David Holmes: "Lets Get Killed" (Go! Beat) In which our favourite Belfast beat-master journeys to New York and returns with a splendidly diverse and suitably intense set of thematic homages to that city. While his debut album, This Film's Crap, Lets Slash The Seats, showed off Holmes's attention to techno detail, this is a far funkier affair.
Bridging the rush of Northern Soul melody to a hip-hop essence with a canny cinematic sense, Lets Get Killed is the ideal soundtrack to that Donny Brasco sequel you have mapped out in your head and just need a large budget to get in the can. No wonder Holmes will score forthcoming James Bond, Sean Penn and Lynda La Plante flicks. For now, with New York's finest freak scene regulars providing oddball samples, Lets Get Killed is a delicious stroll down Broadway.
Jim Carroll
Coldcut: "Let Us Play" (Ninja Tune)
It's 10 years since Jonathan More and Matt Black introduced the world to Yazz and Lisa Stansfield via a string of ultra-poppy chart hits. Ten years is a lifetime in dance music and since then, the Coldcut duo have moved on, garnering a pioneering reputation thanks to their Kiss-FM radio show, their brilliant Stealth club night, a wonderful DJ-mix album and a thriving Ninja Tune record label and multimedia concern.
The time is right then for the duo to step back in the ring. However, with albums like DJ Shadow's Endtroducing setting new parameters for sample-happy acts, Let Us Play is a mite disappointing. Even the weighty cast of collaborators - the infamous Steinski, tabla-master Talvin Singh and evergreen agit-punk Jello Biafra - fails to make this a thrilling journey into sound.
Jim Carroll
Puff Daddy and The Family: "No Way Out" (Bad Boy)

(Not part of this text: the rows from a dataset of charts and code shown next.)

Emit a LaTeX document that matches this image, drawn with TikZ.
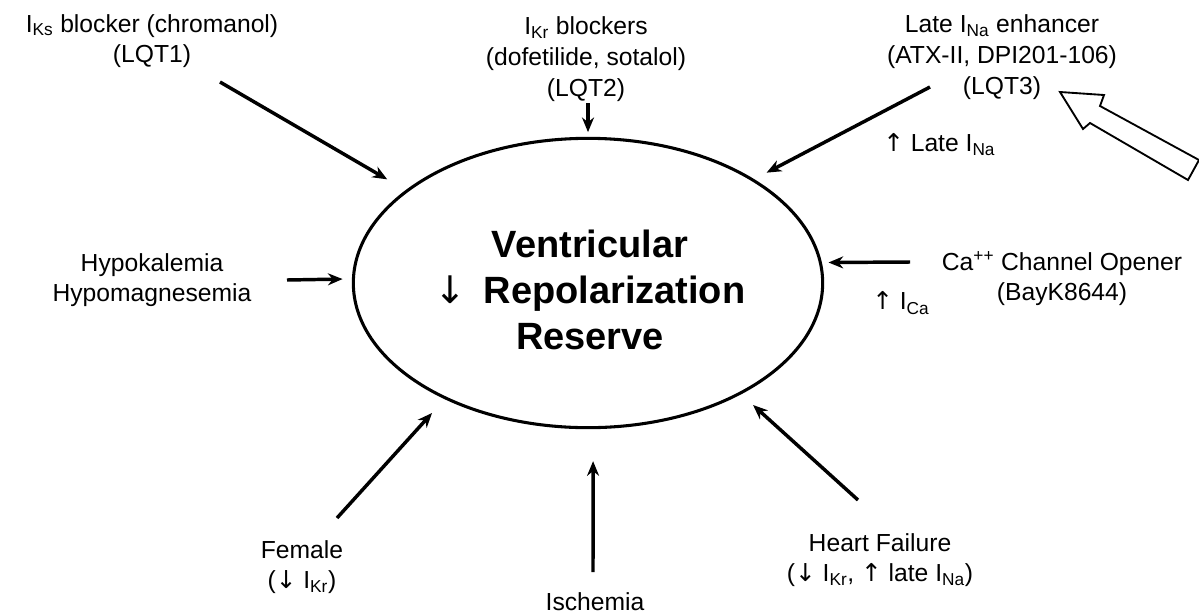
\documentclass[tikz,border=0pt]{standalone}
\usepackage{fontspec}
\setmainfont{Liberation Sans}
\newfontfamily\symfont{DejaVu Sans}
\usetikzlibrary{arrows.meta,shapes.geometric}
\newcommand{\dn}{{\symfont\mdseries\char"2193}}
\newcommand{\up}{{\symfont\mdseries\char"2191}}
\begin{document}
\begin{tikzpicture}[x=0.75pt,y=-0.75pt,
  lbl/.style={align=center,font=\fontsize{18.5}{23}\selectfont,inner sep=0pt},
  arr/.style={line width=2.6pt,-{Stealth[length=11pt,width=9pt]}},
  core/.style={ellipse,draw,line width=2.3pt,inner sep=0pt,minimum width=352pt,minimum height=217pt},
  title/.style={align=center,font=\fontsize{28.5}{34.5}\selectfont\bfseries,inner sep=0pt},
  hollow/.style={draw,line width=1.4pt,fill=white,line join=miter}
]
\useasboundingbox (0,0) rectangle (1199,615);

% central ellipse and its caption
\node[core] (core) at (588,283) {};
\node[title] (title) at (590,290) {Ventricular\\ \dn\hspace{0.45em}Repolarization\\ Reserve};

% surrounding factors
\node[lbl] (ks) at (152,41) {I\textsubscript{Ks} blocker (chromanol)\\(LQT1)};
\node[lbl] (kr) at (586,59) {I\textsubscript{Kr} blockers\\(dofetilide, sotalol)\\(LQT2)};
\node[lbl] (na) at (1002,57) {Late I\textsubscript{Na} enhancer\\(ATX-II, DPI201-106)\\(LQT3)};
\node[lbl,anchor=west] (latena) at (883,145) {\up\ Late I\textsubscript{Na}};
\node[lbl] (hypo) at (152,280) {Hypokalemia\\Hypomagnesemia};
\node[lbl] (ca) at (1062,279) {Ca\textsuperscript{++} Channel Opener\\(BayK8644)};
\node[lbl,anchor=west] (ica) at (872,303) {\up\ I\textsubscript{Ca}};
\node[lbl] (fem) at (302,567) {Female\\(\dn\ I\textsubscript{Kr})};
\node[lbl] (isch) at (595,602) {Ischemia};
\node[lbl] (hf) at (880,560) {Heart Failure\\(\dn\ I\textsubscript{Kr}, \up\ late I\textsubscript{Na})};

% arrow tails
\coordinate (t1) at (220,82);
\coordinate (t2) at (588,103);
\coordinate (t3) at (930,87);
\coordinate (t4) at (287,280);
\coordinate (t5) at (910,262);
\coordinate (t6) at (337,518);
\coordinate (t7) at (593,572);
\coordinate (t8) at (858,500);

\draw[arr,shorten >=16pt] (t1) -- (core.153);
\draw[arr,shorten >=3.5pt] (t2) -- (core.north);
\draw[arr,shorten >=10.5pt] (t3) -- (core.32);
\draw[arr,shorten >=7pt] (t4) -- (core.179);
\draw[arr,shorten >=5pt] (t5) -- (core.5);
\draw[arr,shorten >=14pt] (t6) -- (core.219);
\draw[arr,shorten >=24pt] (t7) -- (core.-88);
\draw[arr,shorten >=12pt] (t8) -- (core.-36);

% open block arrow pointing at the LQT3 label
\begin{scope}
\clip (0,0) rectangle (1199,615);
\draw[hollow] (1060,92) -- (1104,95) -- (1100,106) -- (1199,160)
  -- (1188,180) -- (1090,123) -- (1083,129) -- cycle;
\end{scope}
\end{tikzpicture}
\end{document}
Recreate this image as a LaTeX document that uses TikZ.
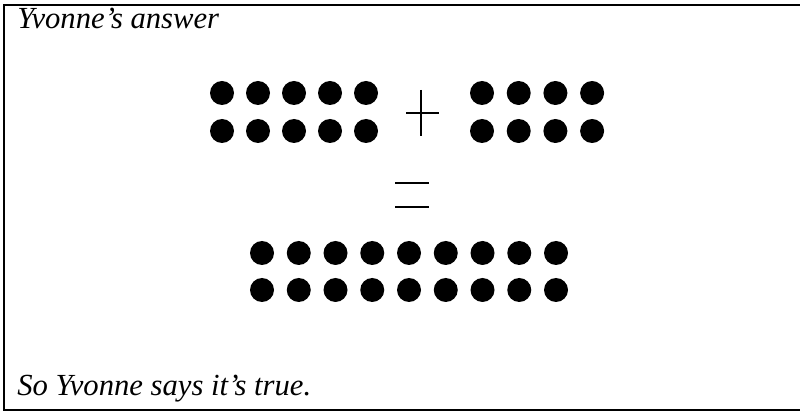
\documentclass[tikz,border=0pt]{standalone}
\usepackage{fontspec}
\setmainfont{Liberation Serif}
\usetikzlibrary{positioning}

\begin{document}
\begin{tikzpicture}[
    x=0.75pt, y=-0.75pt,
    counter/.style={fill=black},
    frameline/.style={line width=2pt},
    sign/.style={line width=#1},
    caption/.style={anchor=base west, inner sep=0pt, font=\fontsize{23}{27}\selectfont\itshape},
]
    \useasboundingbox (0,0) rectangle (800,413);

    % open frame (the right side is cut off)
    \coordinate (tr) at (800,5);
    \coordinate (tl) at (4,5);
    \coordinate (bl) at (4,410);
    \coordinate (br) at (800,410);
    \draw[frameline] (tr) -- (tl) -- (bl) -- (br);

    \node[caption] (title) at (17,29) {Yvonne’s answer};
    \node[caption] (verdict) at (17,395) {So Yvonne says it’s true.};

    % ten = 5 + 5
    \foreach \i in {0,...,4}
        \foreach \r in {93,131}
            \fill[counter] (222+36*\i,\r) circle (9pt);

    % plus
    \coordinate (pl) at (406,113);
    \coordinate (pr) at (439,113);
    \coordinate (pt) at (421,90);
    \coordinate (pb) at (421,136);
    \draw[sign=1.6pt] (pl) -- (pr) (pt) -- (pb);

    % eight = 4 + 4
    \foreach \i in {0,...,3}
        \foreach \r in {93,131}
            \fill[counter] (482+36.7*\i,\r) circle (9pt);

    % equals
    \coordinate (e1l) at (395,183);
    \coordinate (e1r) at (429,183);
    \coordinate (e2l) at (395,207);
    \coordinate (e2r) at (429,207);
    \draw[sign=2.2pt] (e1l) -- (e1r) (e2l) -- (e2r);

    % eighteen = 9 + 9
    \foreach \i in {0,...,8}
        \foreach \r in {253,290}
            \fill[counter] (262+36.75*\i,\r) circle (9pt);
\end{tikzpicture}
\end{document}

In 1997, no-one comes close to Puff Daddy in terms of sales, guile and commercial savvy. Sean "Puffy" Combs is the 27-year-old king of R & B, the man whose Bad Boy empire has already given the world the Notorious B.I.G. and shown us how to rise to the top in style and rather loud Moschino threads. With the Biggie tribute single I'll Be Missing You still selling by the thousand, Puffy has elevated hip-hop and R & B above its usual concerns.
This debut album, then, is a fine statement of intent. While most producers will go to amazing lengths to hide the source of their samples, Puffy doesn't bother. David Bowie, Lisa Stansfield, The Police, the theme from Rocky: all are fair game. The fact that Puffy raps like Vanilla Ice is not even a major cause for concern.